Because Muse are clearly having fun, the listener has fun as a result. But while there is a lot to be said for how free Muse obviously felt to try out new ideas, this experimentation leads to the album’s big problem – how disjointed it feels. ‘The Resistance’ suffered from the same issues but not to the same degree. Here we have a pointless orchestral interlude in the first quarter of the album while in the final quarter Matt’s vocals don’t feature at all. In fact for the final four tracks you barely hear a peep from him (two songs are sung by the bass player and the final two are instrumentals). In fact, the final 15-20 minutes of this album are surely among the most anticlimactic in all of recorded music.

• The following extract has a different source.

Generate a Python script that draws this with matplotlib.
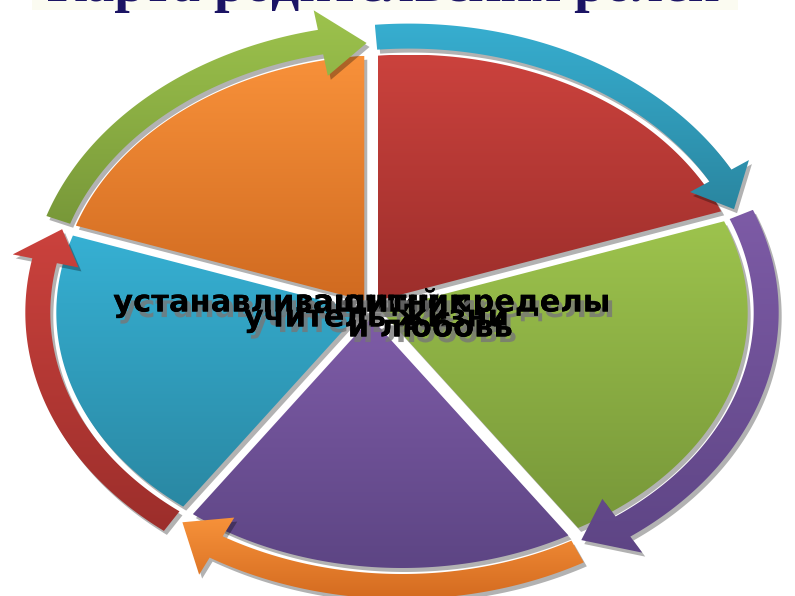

You also have the fact that a pop song sits alongside a drum n bass song, a stadium rock song comes after an orchestral song, etc, etc. All these genre experiments still sound like Muse, but none of them sit particularly comfortably alongside each other. Structural issues aside, there is no getting past the fact that some of these songs just aren’t that good. Not particularly bad, just very, very average. ‘Save Me’, ‘Liquid State’ and ‘Animals’ just sound like filler in comparison to the songs that make up the first half of the album which makes this a bumpy downhill decent.

‘The 2nd Law’ features a handful of incredible Muse songs, some of the best of their career, but their experimental bent sometimes comes off as over-indulgence, and it doesn’t always pay off as handsomely as it does on ‘Madness’.  Despite some flirtation with ‘brostep’ and r&b, their true strength lies in the high octane rock music they perfected on ‘Absolution’. Very little from that album would sound at home on ‘The 2nd Law’ which means this may be the first disapointing album in the group’s back catalouge. However, once again Muse have pushed the boat out without pushing it over the waterfall, and that in itself is pretty impressive.